Cæsar did not come at once to Rome; he had first to reduce the East to obedience. Egypt was under the last descendants of Alexander's general Ptolemy, and was an ally of Rome, that is, only remaining a kingdom by her permission. The king was a wretched weak lad; his sister Cleopatra, who was joined with him in the throne, was one of the most beautiful and winning women who ever lived. Cæsar, who needed money, demanded some that was owing to the state. The young king's advisers refused, and Cæsar, who had but a small force with him, was shut up in a quarter of Alexandria where he could get no fresh water but from pits which his men dug in the sand. He burnt the Egyptian fleet that it might not stop the succors that were coming from Syria, and he tried to take the Isle of Pharos, with the lighthouse on it, but his ship was sunk, and he was obliged to save himself by swimming, holding his journals in one hand above the water. However, the forces from Syria were soon brought to him, and he was able to fight a battle in which the young king was drowned; and Egypt was at his mercy. Cleopatra was determined to have an interview with him, and had herself carried into his rooms in a roll of carpet, and when there, she charmed him so much that he set her up as queen of Egypt. He remained three months longer in Egypt collecting money; and hearing that Pharnaces, the son of Mithridates, had attacked the Roman settlements in Asia Minor, he sailed for Tarsus, marched against Pharnaces, routed and killed him in battle.
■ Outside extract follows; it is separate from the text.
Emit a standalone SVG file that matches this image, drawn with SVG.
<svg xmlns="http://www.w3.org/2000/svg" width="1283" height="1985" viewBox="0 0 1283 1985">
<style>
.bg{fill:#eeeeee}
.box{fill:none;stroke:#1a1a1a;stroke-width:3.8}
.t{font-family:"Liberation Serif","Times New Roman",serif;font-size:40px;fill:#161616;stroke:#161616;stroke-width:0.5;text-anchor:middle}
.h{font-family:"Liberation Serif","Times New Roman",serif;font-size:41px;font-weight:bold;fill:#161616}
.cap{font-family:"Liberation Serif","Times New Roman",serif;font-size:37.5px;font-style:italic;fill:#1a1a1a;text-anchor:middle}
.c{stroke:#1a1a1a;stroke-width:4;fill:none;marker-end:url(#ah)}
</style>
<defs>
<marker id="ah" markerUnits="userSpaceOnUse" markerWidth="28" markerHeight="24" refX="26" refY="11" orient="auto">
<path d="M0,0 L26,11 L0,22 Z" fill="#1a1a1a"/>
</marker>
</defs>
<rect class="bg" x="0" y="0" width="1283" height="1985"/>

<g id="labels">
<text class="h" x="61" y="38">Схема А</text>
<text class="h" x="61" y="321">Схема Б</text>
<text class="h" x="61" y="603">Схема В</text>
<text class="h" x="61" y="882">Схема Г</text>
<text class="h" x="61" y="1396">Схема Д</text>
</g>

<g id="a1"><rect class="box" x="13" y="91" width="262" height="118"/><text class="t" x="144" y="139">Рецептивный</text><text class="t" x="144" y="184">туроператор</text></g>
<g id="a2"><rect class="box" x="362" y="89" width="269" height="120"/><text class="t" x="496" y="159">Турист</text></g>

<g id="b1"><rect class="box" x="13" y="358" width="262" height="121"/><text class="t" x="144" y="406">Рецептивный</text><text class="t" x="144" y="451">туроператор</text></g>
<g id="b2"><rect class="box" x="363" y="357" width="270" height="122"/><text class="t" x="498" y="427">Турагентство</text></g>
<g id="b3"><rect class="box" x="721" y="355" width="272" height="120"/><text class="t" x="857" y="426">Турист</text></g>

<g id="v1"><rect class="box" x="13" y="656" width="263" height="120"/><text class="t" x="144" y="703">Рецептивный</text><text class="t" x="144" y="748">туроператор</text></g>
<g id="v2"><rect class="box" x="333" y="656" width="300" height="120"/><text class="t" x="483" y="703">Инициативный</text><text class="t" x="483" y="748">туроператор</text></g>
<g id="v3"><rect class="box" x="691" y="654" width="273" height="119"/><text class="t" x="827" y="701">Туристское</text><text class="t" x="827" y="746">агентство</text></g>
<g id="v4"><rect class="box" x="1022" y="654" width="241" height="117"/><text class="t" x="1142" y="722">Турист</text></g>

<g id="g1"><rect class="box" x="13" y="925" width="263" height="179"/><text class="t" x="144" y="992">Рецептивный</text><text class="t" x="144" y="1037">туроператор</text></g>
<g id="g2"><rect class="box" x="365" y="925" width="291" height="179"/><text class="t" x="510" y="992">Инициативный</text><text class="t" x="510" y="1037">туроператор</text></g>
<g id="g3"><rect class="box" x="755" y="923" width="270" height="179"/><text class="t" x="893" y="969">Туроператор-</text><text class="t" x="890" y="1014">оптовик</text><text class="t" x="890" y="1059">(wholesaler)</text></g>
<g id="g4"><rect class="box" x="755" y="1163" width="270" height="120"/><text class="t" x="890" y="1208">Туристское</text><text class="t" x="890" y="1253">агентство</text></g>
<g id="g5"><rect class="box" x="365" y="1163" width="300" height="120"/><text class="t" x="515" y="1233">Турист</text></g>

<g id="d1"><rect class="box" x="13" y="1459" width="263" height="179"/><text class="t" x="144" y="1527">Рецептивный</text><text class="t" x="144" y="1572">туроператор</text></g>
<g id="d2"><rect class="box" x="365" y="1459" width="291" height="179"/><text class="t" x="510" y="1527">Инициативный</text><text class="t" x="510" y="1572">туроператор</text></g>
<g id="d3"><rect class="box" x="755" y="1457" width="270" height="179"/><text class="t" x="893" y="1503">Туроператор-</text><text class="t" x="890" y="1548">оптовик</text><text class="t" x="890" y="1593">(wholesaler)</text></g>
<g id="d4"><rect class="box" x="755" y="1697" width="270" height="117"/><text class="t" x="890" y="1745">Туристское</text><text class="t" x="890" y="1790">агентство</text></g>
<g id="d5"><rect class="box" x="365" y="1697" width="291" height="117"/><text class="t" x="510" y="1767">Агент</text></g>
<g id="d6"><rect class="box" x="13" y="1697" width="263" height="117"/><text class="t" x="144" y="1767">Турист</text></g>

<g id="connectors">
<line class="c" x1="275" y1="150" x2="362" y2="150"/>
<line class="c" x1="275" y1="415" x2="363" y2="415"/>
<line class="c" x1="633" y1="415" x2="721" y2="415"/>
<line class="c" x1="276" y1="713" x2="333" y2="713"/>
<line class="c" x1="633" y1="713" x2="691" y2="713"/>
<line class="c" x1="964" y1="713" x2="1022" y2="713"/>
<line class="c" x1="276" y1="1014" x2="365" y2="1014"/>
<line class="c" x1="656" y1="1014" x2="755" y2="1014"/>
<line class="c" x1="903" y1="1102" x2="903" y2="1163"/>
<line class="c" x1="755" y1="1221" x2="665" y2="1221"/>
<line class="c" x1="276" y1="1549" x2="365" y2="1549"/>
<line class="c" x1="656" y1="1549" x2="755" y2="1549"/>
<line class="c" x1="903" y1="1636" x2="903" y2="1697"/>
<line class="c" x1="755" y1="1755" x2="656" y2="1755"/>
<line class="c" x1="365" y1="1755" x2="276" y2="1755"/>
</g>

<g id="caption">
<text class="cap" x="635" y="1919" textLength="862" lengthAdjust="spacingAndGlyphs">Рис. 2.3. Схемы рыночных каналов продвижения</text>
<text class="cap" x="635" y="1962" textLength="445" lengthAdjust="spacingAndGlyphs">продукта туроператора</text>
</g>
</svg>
The success was announced to the Senate in the following brief words, "Veni, vidi, vici"—"I came, I saw, I conquered."
CATO.
He was a second time appointed Dictator, and came home to arrange affairs; but there were no proscriptions, though he took away the estates of those who opposed him. There was still a party of the senators and their supporters who had followed Pompeius in Africa, with Cato and Cnæus Pompeius, the eldest son of the great leader, and Cæsar had to follow them thither. He gave them a great defeat at Thapsus, and the remnant took refuge in the city of Utica, whither Cæsar followed them. They would have stood a siege, but the townspeople would not consent, and Cato sent off all his party by sea, and remained alone with his son and a few of his friends, not to face the conqueror, but to die by his own sword ere he came, as the Romans had learned from Stoic philosophy to think the nobler part.